During the era of 1951-1960, social and religious pressures from both internal and external sources weighed heavily on the United States; Baylor University and the administration were not immune to such tensions. Racial integration and liberal youth behavior were points of controversy. Additionally, Communist ideals were creating instability around the world. These social issues created restlessness on Baylor University’s campus, which required the university’s attention and attempts at resolution. In response, W.R. White and the institution as a whole fought to maintain the Baptist heritage of Baylor University for multiple reasons.
Nate Hutcherson’s White, the Pastoral Philanthropist: Christian and Business Leadership in Higher Education focuses on how President W.R. White sought to create a gleaming picture of the Baptist institution. He largely communicated with Christian appeals and marketed toward the desires of Baylor University’s potential donors. The skills developed during his years of pastoral experience were integral characteristics of his financial strategy. While White did increase the endowment and financial stability of Baylor, his techniques potentially created institutional dependence on him and his religious appeals.

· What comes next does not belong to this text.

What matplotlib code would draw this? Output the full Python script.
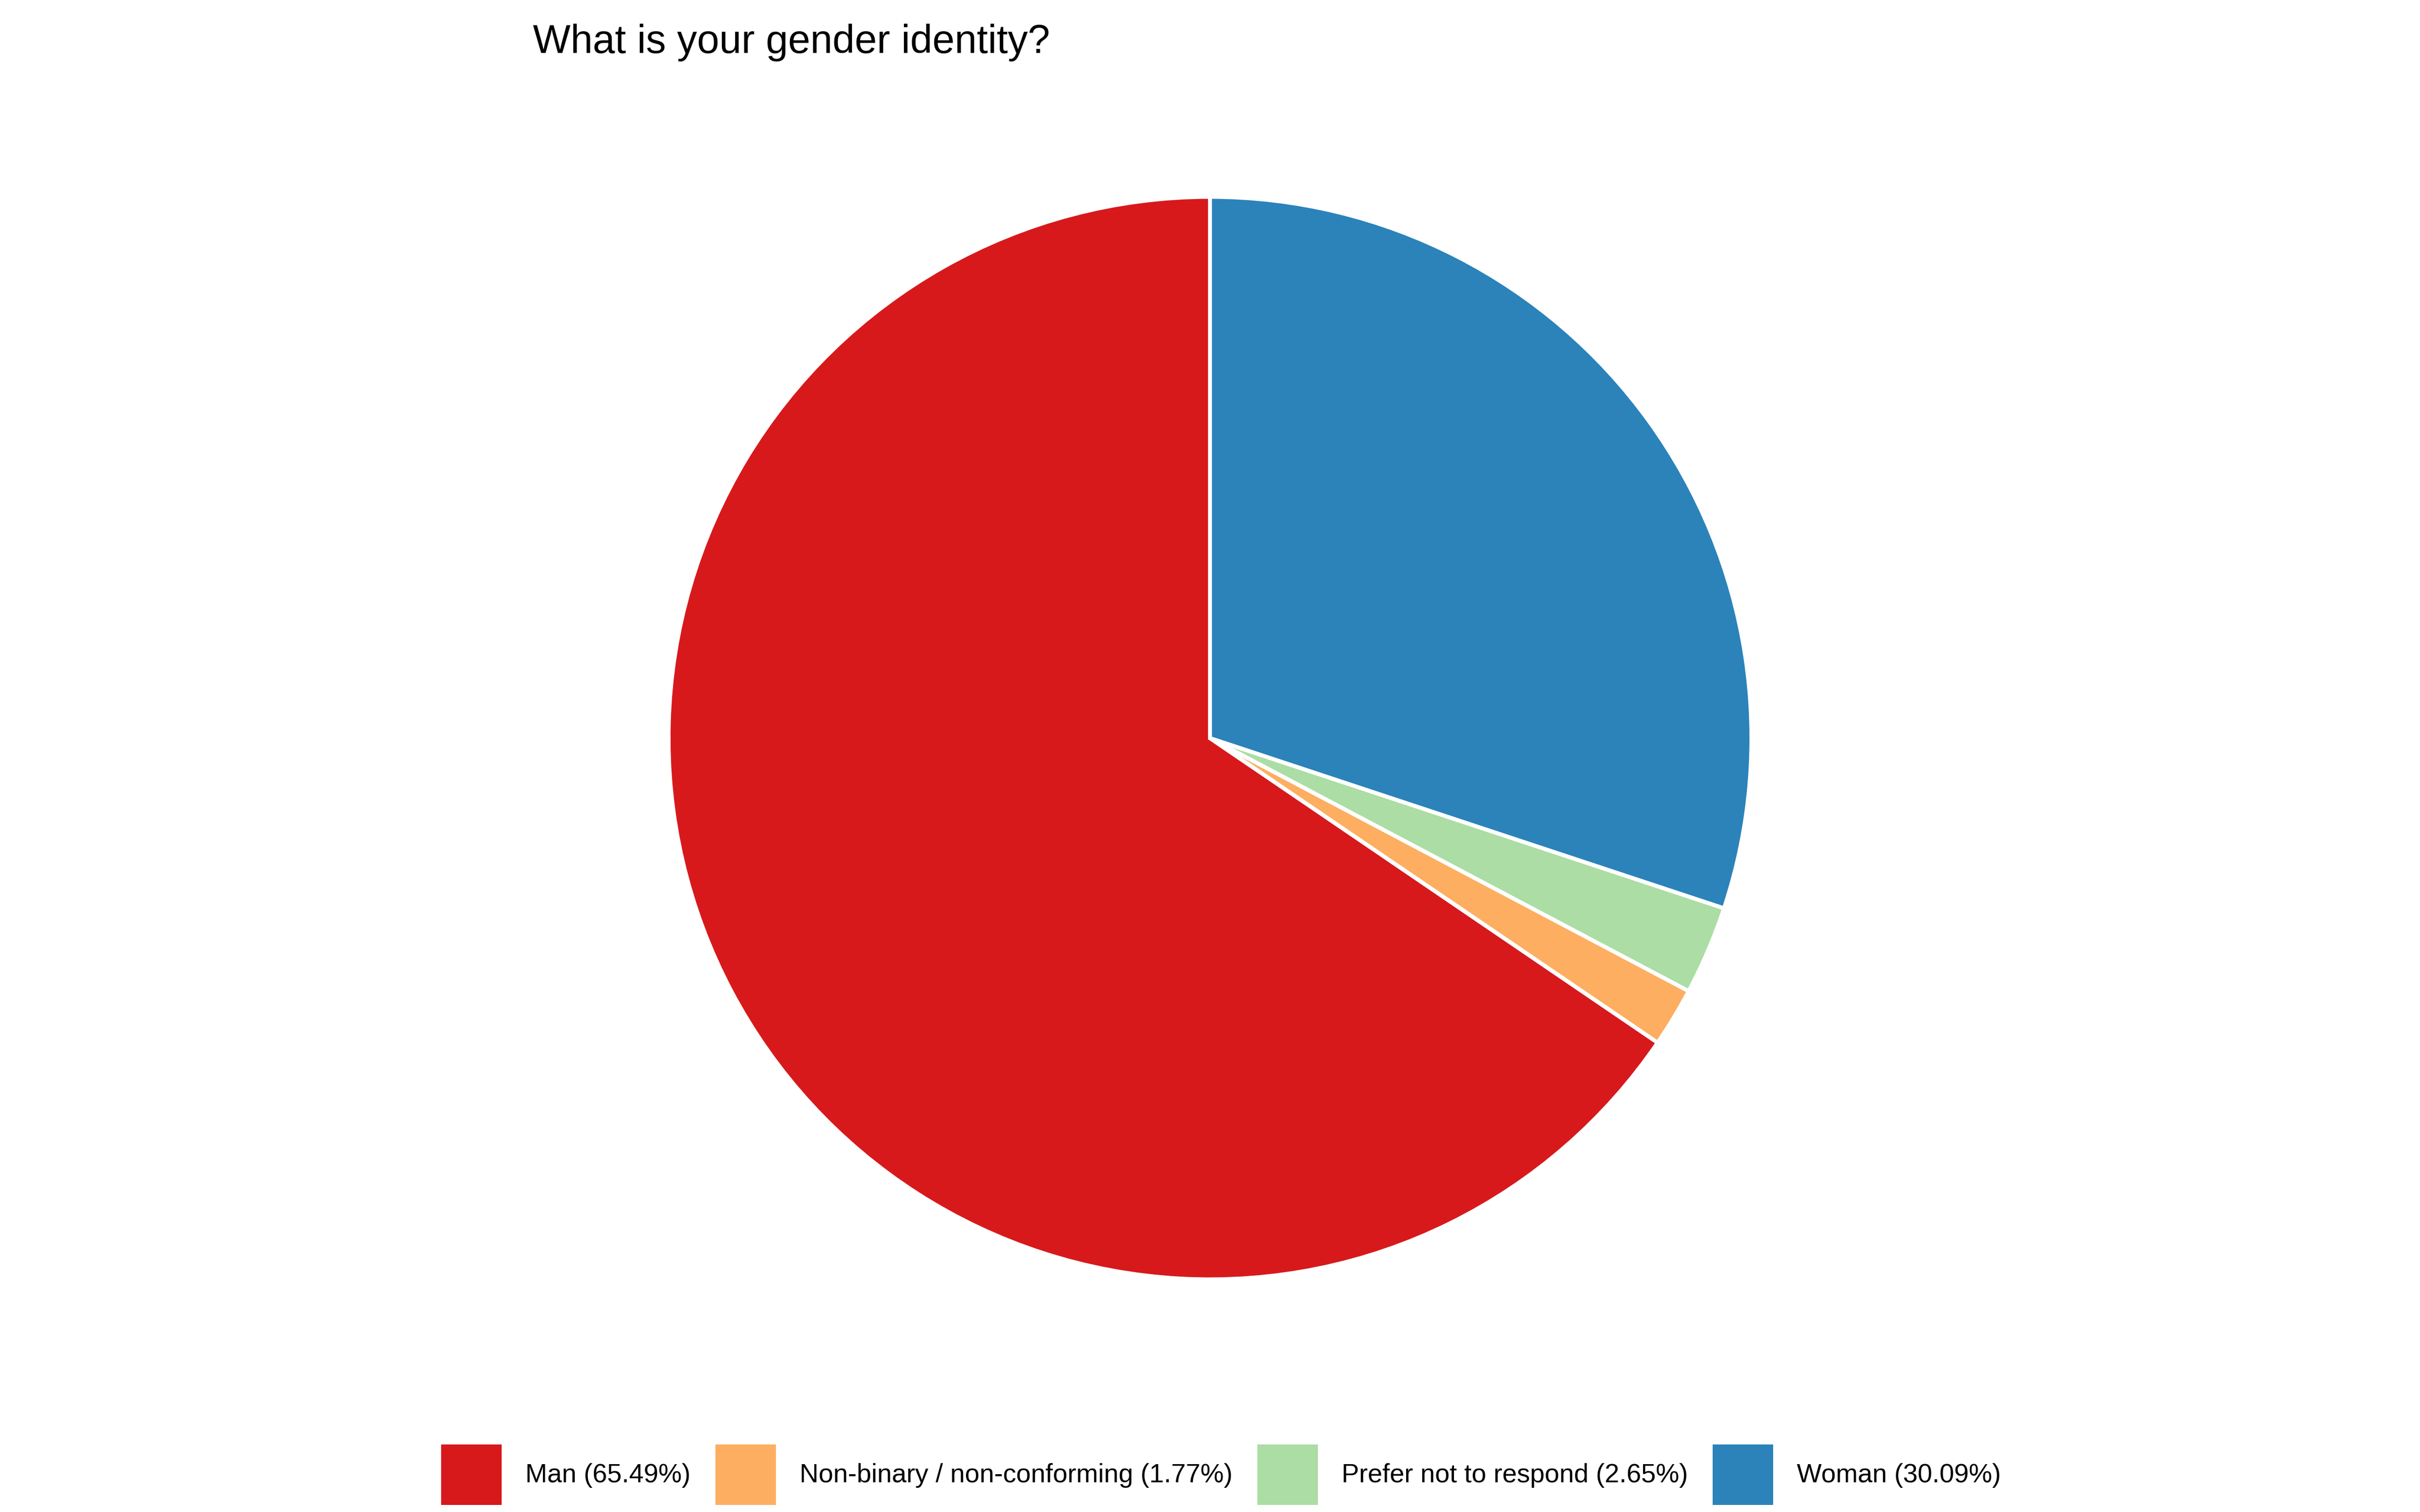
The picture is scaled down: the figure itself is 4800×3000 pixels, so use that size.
import matplotlib
matplotlib.use("Agg")
import matplotlib.pyplot as plt
from matplotlib.patches import Patch

categories = ["Man", "Non-binary / non-conforming", "Prefer not to respond", "Woman"]
percentages = [65.49, 1.77, 2.65, 30.09]
colors = ["#D7191C", "#FDAE61", "#ABDDA4", "#2B83BA"]
title = "What is your gender identity?"

plt.rcParams['font.family'] = ['Liberation Sans', 'DejaVu Sans']

W, H = 4800, 3000
fig = plt.figure(figsize=(16, 10), dpi=300)

cx, cy, r = 2400, 1464.5, 1074
ax = fig.add_axes([(cx - r) / W, 1 - (cy + r) / H, 2 * r / W, 2 * r / H])
ax.pie(percentages, colors=colors, startangle=90, counterclock=True,
       wedgeprops=dict(edgecolor="white", linewidth=1.9), radius=1)
ax.set_xlim(-1, 1)
ax.set_ylim(-1, 1)
ax.axis("off")

fig.text(1057 / W, 1 - 105 / H, title, ha="left", va="baseline", fontsize=19.0)

labels = [f"{c} ({p:.2f}%)" for c, p in zip(categories, percentages)]
handles = [Patch(facecolor=col, edgecolor="none") for col in colors]
fig.legend(handles, labels, loc="center", bbox_to_anchor=(2422 / W, 1 - 2926 / H),
           ncol=4, frameon=False, fontsize=12.5, handlelength=2.3, handleheight=3.15,
           handletextpad=0.9, columnspacing=0.95, borderpad=0, borderaxespad=0)

fig.savefig("out.png", dpi=300, facecolor="white")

Kevin Singer’s The Vision of a Literate World: The Local, National, and International Impact of the Baylor Literacy Center details the early history of the Baylor Literacy Center (1957-1958), which would become far more than a noble effort to implement President Dwight D. Eisenhower’s 1956 commencement call for an educational revolution in America. It became the center of a regional, national, and international movement that promoted freedom and introduced illiterates to Jesus Christ through “literacy evangelism.”
Britney Graber’s A Socialization of Nationalism and Christian Values: The Baylor University Conference on American Ideals highlights the 1950s annual conference series promoting the American way of life coupled with Christianity. Specifically, conference addresses reiterated themes of freedom and democracy, Communism, and Christian faith in attempt to indoctrinate the audience into a specific framework of belief and practice. Baylor pursued her agenda of saving the world from Communism by providing civic (i.e., American) and moral (i.e., Christian) education to conference goers.
Zack Jackson’s Segregation and Spirituality on the College Campus: The Case of Baylor University in the 1950s looks at the relationship between segregation and spirituality in the final years of segregation’s grip on American life. Specifically, this work examines the language used by campus leaders like President W.R. White and those in the broader community to explain how Baylor, a Christian institution, interpreted this critical era in United States history.
Maintaining the Baptist heritage at Baylor University was an important agenda for W.R. White. Whether he was increasing the university endowment, mediating the conflicts arising from integration, socializing Americanism into the lives of the Baylor community, or promoting literacy for the sake of biblical understanding, White attempted to develop Baylor into a prominent institution bolstered by American and Christian values he believed the world needed.